▸ **Task brief**: Copy exactly the lines from the beginning of the data down to and including the line holding "const freqTicks = [0,20,40,60,80,100];", without any pictures.

▸ **Supplied information**:
= = = = = = =

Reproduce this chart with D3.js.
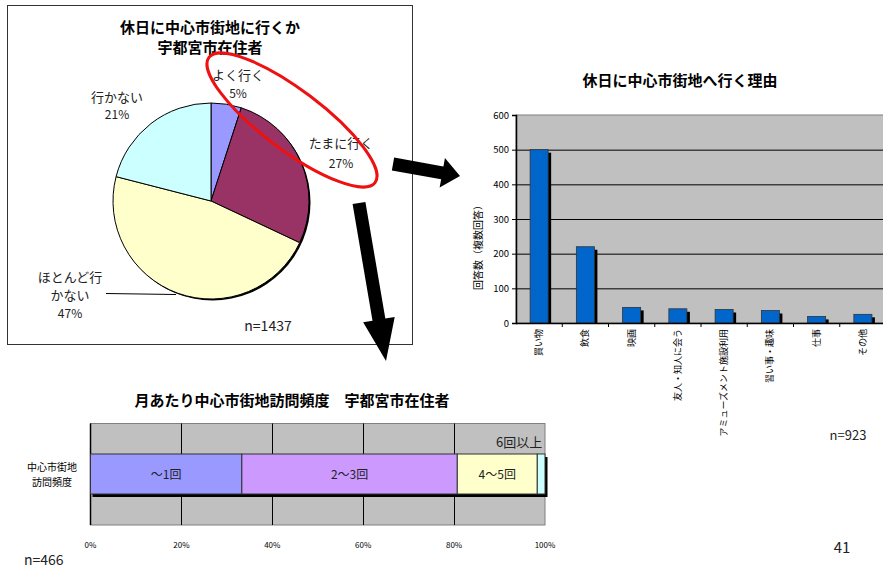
<!DOCTYPE html>
<html><head><meta charset="utf-8">
<script src="https://cdn.jsdelivr.net/npm/d3@7/dist/d3.min.js"></script>
<style>
body{margin:0;background:#fff;}
svg text{font-family:"Noto Sans CJK JP","Liberation Sans",Arial,sans-serif;}
</style></head><body>
<svg id="c" width="883" height="568"></svg>
<script>
// ---- Pie data
const pieLabels = ["よく行く","たまに行く","ほとんど行かない","行かない"];
const pieValues = [5, 27, 47, 21];
const pieColors = ["#9999FF","#993366","#FFFFCC","#CCFFFF"];
// ---- Reason bar data
const reasonCats = ["買い物","飲食","映画","友人・知人に会う","アミューズメント施設利用","習い事・趣味","仕事","その他"];
const reasonVals = [500, 220, 45, 41, 39, 36, 19, 25];
const reasonTicks = [0,100,200,300,400,500,600];
// ---- Frequency stacked bar data
const freqCats = ["～1回","2～3回","4～5回","6回以上"];
const freqVals = [33.3, 47.4, 17.6, 1.7];
const freqColors = ["#9999FF","#CC99FF","#FFFFCC","#CCFFFF"];
const freqTicks = [0,20,40,60,80,100];

const svg = d3.select("#c");
const F = '"Noto Sans CJK JP","Liberation Sans",Arial,sans-serif';

// ================= PIE PANEL =================
svg.append("rect").attr("x",7.5).attr("y",5.5).attr("width",405).attr("height",339)
  .attr("fill","#fff").attr("stroke","#333").attr("stroke-width",1);
svg.append("text").attr("x",210).attr("y",33).attr("text-anchor","middle")
  .attr("font-size",15).attr("font-weight","bold").text("休日に中心市街地に行くか");
svg.append("text").attr("x",210).attr("y",52.5).attr("text-anchor","middle")
  .attr("font-size",15).attr("font-weight","bold").text("宇都宮市在住者");

const cx=211, cy=201, r=98;
const pg = svg.append("g").attr("transform",`translate(${cx},${cy})`);
pg.append("circle").attr("cx",1.5).attr("cy",1.5).attr("r",r).attr("fill","#000");
const arcs = d3.pie().sort(null).value(d=>d)(pieValues);
const arc = d3.arc().innerRadius(0).outerRadius(r);
pg.selectAll("path.s").data(arcs).enter().append("path").attr("class","s")
  .attr("d",arc).attr("fill",(d,i)=>pieColors[i]).attr("stroke","#000").attr("stroke-width",1);

// pie labels
const pieLab = [
  {lines:["よく行く", pieValues[0]+"%"], x:238, y:[80,98]},
  {lines:["たまに行く", pieValues[1]+"%"], x:341, y:[148,168]},
  {lines:["ほとんど行","かない", pieValues[2]+"%"], x:70, y:[282,300,318]},
  {lines:["行かない", pieValues[3]+"%"], x:117, y:[102,119]}
];
pieLab.forEach(l=>{
  l.lines.forEach((t,j)=>{
    svg.append("text").attr("x",l.x).attr("y",l.y[j]).attr("text-anchor","middle")
      .attr("font-size", t.endsWith("%")?12:13).attr("fill","#222").text(t);
  });
});
svg.append("line").attr("x1",106).attr("y1",293.5).attr("x2",176).attr("y2",294.5)
  .attr("stroke","#000").attr("stroke-width",1);
svg.append("text").attr("x",268).attr("y",331).attr("text-anchor","middle")
  .attr("font-size",14).attr("fill","#222").text("n=1437");

// red ellipse
svg.append("ellipse").attr("cx",292).attr("cy",120).attr("rx",104).attr("ry",30)
  .attr("transform","rotate(37,292,120)").attr("fill","none").attr("stroke","#EE1111").attr("stroke-width",3);

// arrows
function arrow(x1,y1,x2,y2,sw,hl,hw){
  const dx=x2-x1, dy=y2-y1, L=Math.hypot(dx,dy), a=Math.atan2(dy,dx)*180/Math.PI;
  const p=[[0,-sw/2],[L-hl,-sw/2],[L-hl,-hw/2],[L,0],[L-hl,hw/2],[L-hl,sw/2],[0,sw/2]];
  svg.append("polygon").attr("points",p.map(q=>q.join(",")).join(" "))
    .attr("transform",`translate(${x1},${y1}) rotate(${a})`).attr("fill","#000");
}
arrow(393,164,460,176,13,18,30);
arrow(359,203,386,361,13,42,32);

// ================= REASON BAR CHART =================
svg.append("text").attr("x",680).attr("y",86).attr("text-anchor","middle")
  .attr("font-size",15).attr("font-weight","bold").text("休日に中心市街地へ行く理由");
const bx0=516, bx1=886, by0=323, by1=115;
const xb = d3.scaleBand().domain(reasonCats).range([bx0,bx1]).paddingInner(0.61).paddingOuter(0.305);
const yb = d3.scaleLinear().domain([0,600]).range([by0,by1]);
svg.append("rect").attr("x",bx0).attr("y",by1).attr("width",bx1-bx0).attr("height",by0-by1)
  .attr("fill","#C0C0C0").attr("stroke","#808080");
svg.append("g").selectAll("line").data(reasonTicks.filter(v=>v>0&&v<600)).enter().append("line")
  .attr("x1",bx0).attr("x2",bx1).attr("y1",d=>yb(d)+0.5).attr("y2",d=>yb(d)+0.5)
  .attr("stroke","#000").attr("stroke-width",1);
// shadows
svg.append("g").selectAll("rect").data(reasonVals).enter().append("rect")
  .attr("x",(d,i)=>xb(reasonCats[i])+3).attr("y",d=>yb(d)+3)
  .attr("width",xb.bandwidth()).attr("height",d=>by0-yb(d)-3).attr("fill","#000");
svg.append("g").selectAll("rect").data(reasonVals).enter().append("rect")
  .attr("x",(d,i)=>xb(reasonCats[i])).attr("y",d=>yb(d))
  .attr("width",xb.bandwidth()).attr("height",d=>by0-yb(d))
  .attr("fill","#0066CC").attr("stroke","#333").attr("stroke-width",0.8);
// y axis
const yAxis = svg.append("g").attr("transform",`translate(${bx0},0)`)
  .call(d3.axisLeft(yb).tickValues(reasonTicks).tickSize(4).tickPadding(3));
yAxis.select(".domain").attr("stroke","#000").attr("stroke-width",1.5);
yAxis.selectAll("text").attr("font-size",9.5).attr("fill","#000").attr("font-family",F);
// x axis
svg.append("line").attr("x1",bx0).attr("x2",bx1).attr("y1",by0+0.5).attr("y2",by0+0.5).attr("stroke","#000").attr("stroke-width",1.5);
const step = xb.step();
svg.append("g").selectAll("line").data(reasonCats).enter().append("line")
  .attr("x1",(d,i)=>bx0+i*step+step).attr("x2",(d,i)=>bx0+i*step+step)
  .attr("y1",by0).attr("y2",by0+4).attr("stroke","#000");
svg.append("g").selectAll("text").data(reasonCats).enter().append("text")
  .attr("transform",d=>`translate(${xb(d)+xb.bandwidth()/2+3},${by0+6}) rotate(-90)`)
  .attr("text-anchor","end").attr("font-size",9).attr("fill","#000").text(d=>d);
svg.append("text").attr("transform","translate(482,245) rotate(-90)").attr("text-anchor","middle")
  .attr("font-size",10).attr("fill","#000").text("回答数（複数回答）");
svg.append("text").attr("x",848).attr("y",440).attr("text-anchor","middle")
  .attr("font-size",13).attr("fill","#222").text("n=923");

// ================= FREQUENCY STACKED BAR =================
svg.append("text").attr("x",292).attr("y",406).attr("text-anchor","middle")
  .attr("font-size",15).attr("font-weight","bold").text("月あたり中心市街地訪問頻度　宇都宮市在住者");
const fx0=90.5, fx1=545, fy0=423.5, fy1=525;
const xf = d3.scaleLinear().domain([0,100]).range([fx0,fx1]);
svg.append("rect").attr("x",fx0).attr("y",fy0).attr("width",fx1-fx0).attr("height",fy1-fy0)
  .attr("fill","#C0C0C0").attr("stroke","#808080");
svg.append("g").selectAll("line").data(freqTicks.filter(v=>v>0&&v<100)).enter().append("line")
  .attr("x1",d=>Math.round(xf(d))+0.5).attr("x2",d=>Math.round(xf(d))+0.5).attr("y1",fy0).attr("y2",fy1)
  .attr("stroke","#000");
svg.append("line").attr("x1",fx0).attr("x2",fx0).attr("y1",fy0).attr("y2",fy1).attr("stroke","#000").attr("stroke-width",1.5);
const barTop=454, barH=40;
let cum=0; const segs=freqVals.map((v,i)=>{const s={i,start:cum,end:cum+v}; cum+=v; return s;});
svg.append("rect").attr("x",fx0+2).attr("y",barTop+3).attr("width",xf(cum)-fx0+0.5).attr("height",barH).attr("fill","#000");
svg.append("g").selectAll("rect").data(segs).enter().append("rect")
  .attr("x",d=>xf(d.start)).attr("y",barTop).attr("width",d=>xf(d.end)-xf(d.start)).attr("height",barH)
  .attr("fill",d=>freqColors[d.i]).attr("stroke","#333").attr("stroke-width",1);
svg.append("g").selectAll("text").data(segs.slice(0,3)).enter().append("text")
  .attr("x",d=>(xf(d.start)+xf(d.end))/2).attr("y",barTop+barH/2+4.5).attr("text-anchor","middle")
  .attr("font-size",12).attr("fill","#222").text(d=>freqCats[d.i]);
svg.append("clipPath").attr("id","fc").append("rect").attr("x",fx0).attr("y",fy0).attr("width",fx1-fx0).attr("height",fy1-fy0);
svg.append("text").attr("x",496).attr("y",447).attr("clip-path","url(#fc)")
  .attr("font-size",13).attr("fill","#222").text(freqCats[3]);
svg.append("g").selectAll("text").data(freqTicks).enter().append("text")
  .attr("x",d=>xf(d)).attr("y",548).attr("text-anchor","middle").attr("font-size",8).attr("fill","#000")
  .text(d=>d+"%");
svg.append("text").attr("x",52).attr("y",471).attr("text-anchor","middle").attr("font-size",10).attr("fill","#000").text("中心市街地");
svg.append("text").attr("x",52).attr("y",486).attr("text-anchor","middle").attr("font-size",10).attr("fill","#000").text("訪問頻度");
svg.append("text").attr("x",24).attr("y",565).attr("font-size",14).attr("fill","#222").text("n=466");
svg.append("text").attr("x",842).attr("y",553).attr("text-anchor","middle").attr("font-size",15).attr("fill","#222").text("41");
</script></body></html>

= = = = = = =

▸ **The output**:
Reproduce this chart with D3.js.
<!DOCTYPE html>
<html><head><meta charset="utf-8">
<script src="https://cdn.jsdelivr.net/npm/d3@7/dist/d3.min.js"></script>
<style>
body{margin:0;background:#fff;}
svg text{font-family:"Noto Sans CJK JP","Liberation Sans",Arial,sans-serif;}
</style></head><body>
<svg id="c" width="883" height="568"></svg>
<script>
// ---- Pie data
const pieLabels = ["よく行く","たまに行く","ほとんど行かない","行かない"];
const pieValues = [5, 27, 47, 21];
const pieColors = ["#9999FF","#993366","#FFFFCC","#CCFFFF"];
// ---- Reason bar data
const reasonCats = ["買い物","飲食","映画","友人・知人に会う","アミューズメント施設利用","習い事・趣味","仕事","その他"];
const reasonVals = [500, 220, 45, 41, 39, 36, 19, 25];
const reasonTicks = [0,100,200,300,400,500,600];
// ---- Frequency stacked bar data
const freqCats = ["～1回","2～3回","4～5回","6回以上"];
const freqVals = [33.3, 47.4, 17.6, 1.7];
const freqColors = ["#9999FF","#CC99FF","#FFFFCC","#CCFFFF"];
const freqTicks = [0,20,40,60,80,100];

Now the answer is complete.